William Barr stated in confirmation hearing Tuesday that he would not use federal resources to target state-legal cannabis businesses, urged Congress to end legal conflict
WASHINGTON, D.C. – During Senate confirmation hearings on Tuesday, attorney general nominee William Barr stated that he would respect state cannabis laws and legal businesses when it comes to enforcing federal marijuana statutes. In response to questioning from Sen. Cory Booker (D-NJ) and Sen. Kamala Harris (D-CA), Barr stated that if confirmed, his “approach to this would be not to upset settled expectations and the reliant interests that have arisen as a result of the Cole memorandum.” Upon further questioning, he stated that he “is not going to go after companies that have relied on the Cole memorandum.”
The Cole memo, issued in 2014, directed federal prosecutors not to use resources to target businesses or individuals that were in compliance with state cannabis laws and met a set of public safety criteria. That guidance, which gave many businesses and state governments the confidence to move forward with implementing regulated cannabis markets, was rescinded in January 2018 by then-Attorney General Jeff Sessions.
“Mr. Barr is correct in acknowledging that many Americans rely on the legal cannabis industry and the successful state marijuana programs operating throughout the country today,” said Aaron Smith, executive director of the National Cannabis Industry Association. “His pledge not to use Department of Justice resources to undermine state laws provides assurance to over one hundred thousand cannabis industry employees, thousands of legal businesses, and the many state and local governments reliant upon marijuana tax revenue.”

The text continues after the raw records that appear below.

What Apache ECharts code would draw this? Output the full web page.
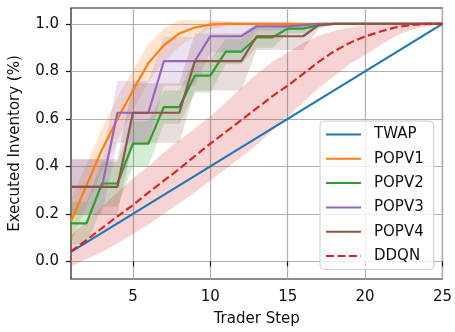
<!DOCTYPE html>
<html>
<head>
<meta charset="utf-8">
<script src="https://cdn.jsdelivr.net/npm/echarts@6/dist/echarts.min.js"></script>
<style>
  html, body { margin: 0; padding: 0; background: #fff; }
  #chart { width: 455px; height: 332px; }
</style>
</head>
<body>
<div id="chart"></div>
<script>
// trader steps 1..25
const steps = [1, 2, 3, 4, 5, 6, 7, 8, 9, 10, 11, 12, 13, 14, 15, 16, 17, 18, 19, 20, 21, 22, 23, 24, 25];

const twap = [0.04, 0.08, 0.12, 0.16, 0.20, 0.24, 0.28, 0.32, 0.36, 0.40, 0.44, 0.48, 0.52, 0.56, 0.60, 0.64, 0.68, 0.72, 0.76, 0.80, 0.84, 0.88, 0.92, 0.96, 1.00];

const popv1 = [0.17, 0.32, 0.47, 0.60, 0.72, 0.835, 0.91, 0.96, 0.985, 0.997, 1, 1, 1, 1, 1, 1, 1, 1, 1, 1, 1, 1, 1, 1, 1];
const popv1Lo = [0.08, 0.23, 0.38, 0.51, 0.635, 0.755, 0.84, 0.905, 0.95, 0.977, 0.99, 0.995, 1, 1, 1, 1, 1, 1, 1, 1, 1, 1, 1, 1, 1];
const popv1Hi = [0.26, 0.41, 0.56, 0.69, 0.805, 0.915, 0.98, 1.015, 1.015, 1.015, 1.01, 1.005, 1, 1, 1, 1, 1, 1, 1, 1, 1, 1, 1, 1, 1];

const popv2 = [0.16, 0.16, 0.328, 0.328, 0.496, 0.496, 0.65, 0.65, 0.782, 0.782, 0.883, 0.883, 0.943, 0.943, 0.98, 0.98, 0.995, 1, 1, 1, 1, 1, 1, 1, 1];
const popv2Lo = [0.07, 0.07, 0.23, 0.23, 0.40, 0.40, 0.58, 0.58, 0.71, 0.71, 0.83, 0.83, 0.90, 0.90, 0.96, 0.96, 0.985, 1, 1, 1, 1, 1, 1, 1, 1];
const popv2Hi = [0.25, 0.25, 0.42, 0.42, 0.59, 0.59, 0.72, 0.72, 0.85, 0.85, 0.935, 0.935, 0.985, 0.985, 1.0, 1.0, 1.0, 1, 1, 1, 1, 1, 1, 1, 1];

const popv3 = [0.314, 0.314, 0.314, 0.626, 0.626, 0.626, 0.843, 0.843, 0.843, 0.948, 0.948, 0.948, 0.99, 0.99, 0.99, 0.995, 1, 1, 1, 1, 1, 1, 1, 1, 1];
const popv3Lo = [0.20, 0.20, 0.20, 0.50, 0.50, 0.50, 0.74, 0.74, 0.74, 0.88, 0.88, 0.88, 0.97, 0.97, 0.97, 0.985, 1, 1, 1, 1, 1, 1, 1, 1, 1];
const popv3Hi = [0.43, 0.43, 0.43, 0.76, 0.76, 0.76, 0.945, 0.945, 0.945, 1.01, 1.01, 1.01, 1.01, 1.01, 1.01, 1.005, 1, 1, 1, 1, 1, 1, 1, 1, 1];

const popv4 = [0.314, 0.314, 0.314, 0.314, 0.626, 0.626, 0.626, 0.626, 0.843, 0.843, 0.843, 0.843, 0.948, 0.948, 0.948, 0.948, 0.995, 1, 1, 1, 1, 1, 1, 1, 1];
const popv4Lo = [0.20, 0.20, 0.20, 0.20, 0.50, 0.50, 0.50, 0.50, 0.72, 0.72, 0.72, 0.72, 0.89, 0.89, 0.89, 0.89, 0.98, 1, 1, 1, 1, 1, 1, 1, 1];
const popv4Hi = [0.43, 0.43, 0.43, 0.43, 0.75, 0.75, 0.75, 0.75, 0.96, 0.96, 0.96, 0.96, 1.0, 1.0, 1.0, 1.0, 1.005, 1, 1, 1, 1, 1, 1, 1, 1];

const ddqn = [0.042, 0.09, 0.14, 0.19, 0.237, 0.29, 0.34, 0.39, 0.443, 0.496, 0.545, 0.595, 0.645, 0.695, 0.74, 0.79, 0.84, 0.885, 0.92, 0.947, 0.968, 0.986, 0.995, 1.0, 1.0];
const ddqnLo = [-0.021, 0.01, 0.04, 0.075, 0.115, 0.155, 0.2, 0.245, 0.29, 0.34, 0.39, 0.44, 0.49, 0.55, 0.61, 0.67, 0.73, 0.78, 0.83, 0.87, 0.91, 0.95, 0.975, 0.99, 1.0];
const ddqnHi = [0.11, 0.17, 0.23, 0.29, 0.35, 0.40, 0.46, 0.51, 0.56, 0.61, 0.67, 0.73, 0.79, 0.84, 0.88, 0.92, 0.95, 0.97, 0.985, 0.995, 1, 1, 1, 1, 1];

const xTicks = [5, 10, 15, 20, 25];
const yTicks = [0, 0.2, 0.4, 0.6, 0.8, 1.0];

const FONT = 'DejaVu Sans';
const colors = {
  TWAP: '#1f77b4',
  POPV1: '#ff7f0e',
  POPV2: '#2ca02c',
  POPV3: '#9467bd',
  POPV4: '#8c564b',
  DDQN: '#d62728'
};

function fade(hex, a) {
  const n = parseInt(hex.slice(1), 16);
  return 'rgba(' + (n >> 16) + ',' + ((n >> 8) & 255) + ',' + (n & 255) + ',' + a + ')';
}

// shaded band drawn as one polygon through the axis scales
function band(name, lo, hi, color) {
  return {
    type: 'custom',
    name: name + ' band',
    z: 1,
    silent: true,
    data: steps.map((s, i) => [s, lo[i], hi[i]]),
    encode: { x: 0, y: [1, 2] },
    renderItem: function (params, api) {
      if (params.dataIndex !== 0) return;
      const top = [], bot = [];
      for (let i = 0; i < steps.length; i++) {
        top.push(api.coord([steps[i], hi[i]]));
        bot.push(api.coord([steps[i], lo[i]]));
      }
      return {
        type: 'polygon',
        shape: { points: top.concat(bot.reverse()) },
        style: { fill: fade(color, 0.2) }
      };
    }
  };
}

function line(name, vals, dashed) {
  return {
    type: 'line',
    name: name,
    z: 3,
    symbol: 'none',
    silent: true,
    data: steps.map((s, i) => [s, vals[i]]),
    lineStyle: { color: colors[name], width: 2.2, type: dashed ? [8, 3.5] : 'solid' },
    itemStyle: { color: colors[name] }
  };
}

const chart = echarts.init(document.getElementById('chart'));
chart.setOption({
  animation: false,
  grid: {
    left: 71, right: 12, top: 8, bottom: 51,
    show: true, borderColor: '#1a1a1a', borderWidth: 1.2, backgroundColor: 'transparent'
  },
  legend: {
    orient: 'vertical',
    left: 320,
    top: 121,
    data: ['TWAP', 'POPV1', 'POPV2', 'POPV3', 'POPV4', 'DDQN'],
    itemWidth: 35,
    itemHeight: 14,
    itemGap: 9.3,
    padding: [6, 10, 6, 5],
    backgroundColor: 'rgba(255,255,255,0.8)',
    borderColor: '#cccccc',
    borderWidth: 1,
    borderRadius: 4,
    itemStyle: { opacity: 0 },
    textStyle: { fontFamily: FONT, fontSize: 15, color: '#111', padding: [0, 0, 0, 8] }
  },
  xAxis: {
    type: 'value',
    min: 1,
    max: 25,
    name: 'Trader Step',
    nameLocation: 'middle',
    nameGap: 33,
    nameTextStyle: { fontFamily: FONT, fontSize: 15, color: '#111' },
    axisLine: { show: false },
    axisTick: { show: true, length: 5, lineStyle: { color: '#1a1a1a', width: 1.2 }, customValues: xTicks },
    axisLabel: { fontFamily: FONT, fontSize: 15, color: '#111', margin: 11, customValues: xTicks },
    splitLine: { show: true, lineStyle: { color: '#b0b0b0', width: 1.2 } }
  },
  yAxis: {
    type: 'value',
    min: -0.074,
    max: 1.067,
    name: 'Executed Inventory (%)',
    nameLocation: 'middle',
    nameGap: 48,
    nameTextStyle: { fontFamily: FONT, fontSize: 15, color: '#111' },
    axisLine: { show: false },
    axisTick: { show: true, length: 5, lineStyle: { color: '#1a1a1a', width: 1.2 }, customValues: yTicks },
    axisLabel: {
      fontFamily: FONT, fontSize: 15, color: '#111', margin: 12, customValues: yTicks,
      formatter: v => v.toFixed(1)
    },
    splitLine: { show: true, lineStyle: { color: '#b0b0b0', width: 1.2 } }
  },
  series: [
    band('POPV1', popv1Lo, popv1Hi, colors.POPV1),
    band('POPV2', popv2Lo, popv2Hi, colors.POPV2),
    band('POPV3', popv3Lo, popv3Hi, colors.POPV3),
    band('POPV4', popv4Lo, popv4Hi, colors.POPV4),
    band('DDQN', ddqnLo, ddqnHi, colors.DDQN),
    line('TWAP', twap),
    line('POPV1', popv1),
    line('POPV2', popv2),
    line('POPV3', popv3),
    line('POPV4', popv4),
    line('DDQN', ddqn, true)
  ]
});
</script>
</body>
</html>
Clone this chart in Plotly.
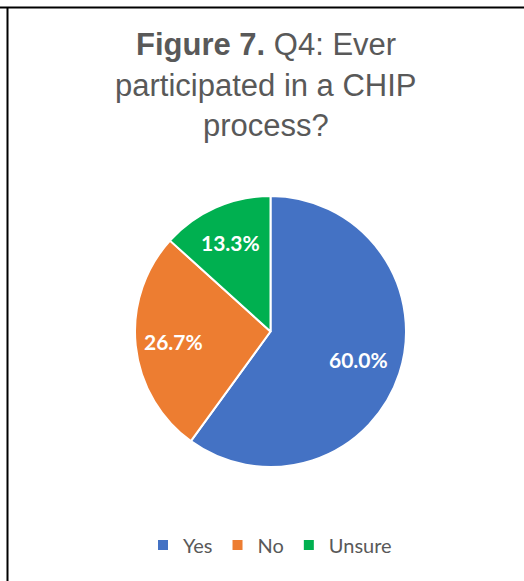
import math
import plotly.graph_objects as go

# Survey responses to Q4
categories = ["Yes", "No", "Unsure"]
shares = [60.0, 26.7, 13.3]
colors = ["#4472C4", "#ED7D31", "#00B050"]

title_lines = ["<b>Figure 7.</b> Q4: Ever", "participated in a CHIP", "process?"]

W, H = 524, 581

# Pie geometry in pixels
CX, CY, R = 270.5, 331.5, 135.5
# how far out from the centre each data label sits (fraction of radius)
label_radius = [0.68, 0.72, 0.72]


def px_x(x):
    return x / W


def px_y(y):
    return 1 - y / H


fig = go.Figure()

fig.add_trace(go.Pie(
    labels=categories,
    values=shares,
    marker=dict(colors=colors, line=dict(color="white", width=2)),
    sort=False,
    direction="clockwise",
    rotation=0,
    textinfo="none",
    hoverinfo="label+value",
    domain=dict(x=[px_x(CX - R), px_x(CX + R)], y=[px_y(CY + R), px_y(CY - R)]),
))

# Data labels placed at the middle angle of each slice
total = sum(shares)
cum = 0.0
for share, frac in zip(shares, label_radius):
    mid = math.radians((cum + share / 2) / total * 360)
    cum += share
    lx = CX + frac * R * math.sin(mid)
    ly = CY - frac * R * math.cos(mid)
    fig.add_annotation(
        text=f"{share:.1f}%", x=px_x(lx), y=px_y(ly),
        xref="paper", yref="paper", xanchor="center", yanchor="middle",
        showarrow=False,
        font=dict(family="Lato", size=21, color="white", weight="bold"),
    )

# Title, one annotation per line
title_centers = [44.7, 85.2, 125.7]
for line, yc in zip(title_lines, title_centers):
    fig.add_annotation(
        text=line, x=px_x(266.5), y=px_y(yc), xref="paper", yref="paper",
        xanchor="center", yanchor="middle", showarrow=False,
        font=dict(family="Liberation Sans, Arial", size=31, color="#595959"),
    )

# Frame lines along the top and left
fig.add_shape(type="line", xref="paper", yref="paper",
              x0=0, x1=1, y0=px_y(7.5), y1=px_y(7.5),
              line=dict(color="black", width=2))
fig.add_shape(type="line", xref="paper", yref="paper",
              x0=px_x(7.5), x1=px_x(7.5), y0=px_y(7.5), y1=0,
              line=dict(color="black", width=2))

fig.update_layout(
    width=W, height=H,
    margin=dict(l=0, r=0, t=0, b=0),
    paper_bgcolor="white",
    plot_bgcolor="white",
    showlegend=True,
    legend=dict(
        orientation="h", x=px_x(270), xanchor="center",
        y=px_y(545), yanchor="middle",
        font=dict(family="Lato", size=20, color="#595959"),
        itemwidth=30,
    ),
)

fig.write_html("out.html")
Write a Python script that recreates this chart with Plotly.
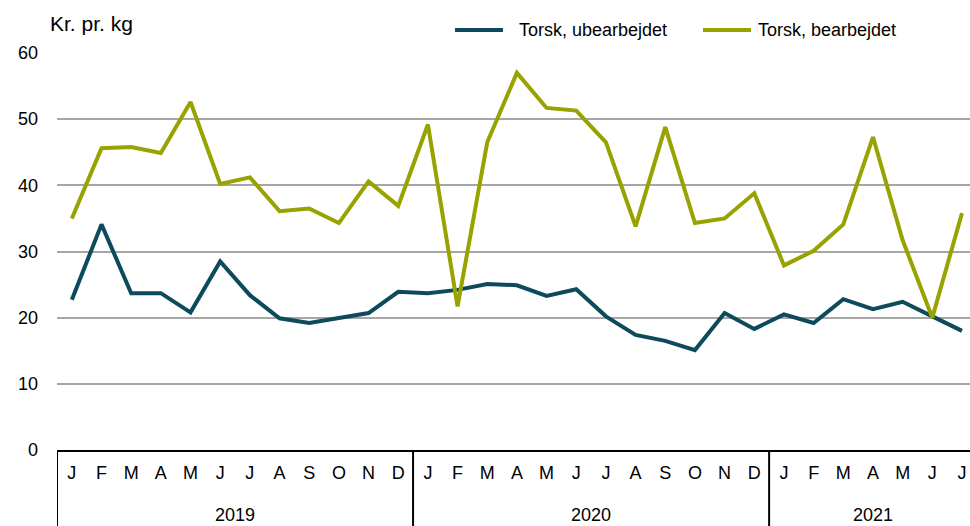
import plotly.graph_objects as go

months = ["J", "F", "M", "A", "M", "J", "J", "A", "S", "O", "N", "D"] * 2 + ["J", "F", "M", "A", "M", "J", "J"]
years = ["2019", "2020", "2021"]
year_centers = [5.5, 17.5, 27.0]
year_dividers = [-0.5, 11.5, 23.5]

series_names = ["Torsk, ubearbejdet", "Torsk, bearbejdet"]
series_colors = ["#0d4a5b", "#98a200"]
ubearbejdet = [22.7, 34.1, 23.7, 23.7, 20.8, 28.5, 23.4, 19.9, 19.2, 19.9, 20.7, 23.9,
               23.7, 24.2, 25.1, 24.9, 23.3, 24.3, 20.2, 17.4, 16.5, 15.1, 20.7, 18.3,
               20.5, 19.2, 22.8, 21.3, 22.4, 20.2, 18.0]
bearbejdet = [35.0, 45.6, 45.8, 44.9, 52.6, 40.2, 41.2, 36.1, 36.5, 34.3, 40.6, 36.9,
              49.2, 21.7, 46.5, 57.0, 51.7, 51.3, 46.5, 33.8, 48.8, 34.3, 35.0, 38.8,
              27.9, 30.1, 34.1, 47.3, 31.7, 20.0, 35.8]

x = list(range(len(months)))
FONT = "Liberation Sans, Arial, sans-serif"
FS = 18
PW, PH, L, T = 913, 397, 57, 53


def px_x(p):
    return (p - L) / PW


def px_y(p):
    return 1 + (T - p) / PH


fig = go.Figure()
for name, vals, col in zip(series_names, [ubearbejdet, bearbejdet], series_colors):
    fig.add_trace(go.Scatter(x=x, y=vals, mode="lines", name=name, showlegend=False,
                             line=dict(color=col, width=4)))

shapes = []
for d in year_dividers:
    shapes.append(dict(type="line", xref="x", yref="paper", x0=d, x1=d, y0=0, y1=-0.25,
                       line=dict(color="black", width=2)))
annotations = [dict(text=y_, x=c, xref="x", yref="paper", y=-65/397, yanchor="middle",
                    showarrow=False, font=dict(size=FS, color="black", family=FONT))
               for y_, c in zip(years, year_centers)]
annotations.append(dict(text="Kr. pr. kg", xref="paper", yref="paper", x=px_x(48), y=px_y(23),
                        xanchor="left", yanchor="middle", showarrow=False,
                        font=dict(size=21, color="black", family=FONT)))

# legend drawn at top right
leg_line_x = [455, 703]
leg_text_x = [517, 756]
for name, col, lx, tx in zip(series_names, series_colors, leg_line_x, leg_text_x):
    shapes.append(dict(type="line", xref="paper", yref="paper", x0=px_x(lx), x1=px_x(lx + 48),
                       y0=px_y(30), y1=px_y(30), line=dict(color=col, width=4)))
    annotations.append(dict(text=name, xref="paper", yref="paper", x=px_x(tx), y=px_y(30),
                            xanchor="left", yanchor="middle", showarrow=False,
                            font=dict(size=FS, color="black", family=FONT)))

fig.update_layout(
    width=970, height=526,
    margin=dict(l=L, r=0, t=T, b=76, autoexpand=False),
    plot_bgcolor="white", paper_bgcolor="white",
    font=dict(family=FONT, size=FS, color="black"),
    showlegend=False,
    shapes=shapes,
    annotations=annotations,
    xaxis=dict(range=[-0.5, 30.27], tickmode="array", tickvals=x, ticktext=months,
               showgrid=False, zeroline=False, showline=True, linecolor="black", linewidth=2,
               ticks="", ticklabelstandoff=5, tickfont=dict(size=FS)),
    yaxis=dict(range=[0, 60], tickvals=[0, 10, 20, 30, 40, 50, 60], showgrid=True,
               gridcolor="#a6a6a6", gridwidth=1.5, zeroline=False, showline=False,
               ticks="", ticklabelstandoff=18, tickfont=dict(size=FS)),
)

fig.write_html("out.html", config={"displayModeBar": False},
               post_script="document.body.style.margin='0px';document.body.style.overflow='hidden';")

During the hearing, Barr stated that he supports federal marijuana prohibition even though he would continue the policy of non-enforcement, but was critical of the disparity between state and federal law, calling on Congress to pass legislation that would address this issue.
“State marijuana laws are successfully replacing criminal markets with responsible small businesses and it is long past time for Congress to enact legislation that respects those laws,” continued Smith. “We will continue to work with lawmakers to make sure it is a priority during this session.”
Several comprehensive cannabis policy reform bills that would allow states to determine their own laws without federal interference are expected to be considered this year, including the STATES Act and the Marijuana Justice Act, as well as a number of other bills related to issues such as allowing banks to more easily work with cannabis businesses and reforming the tax code to treat the cannabis industry fairly.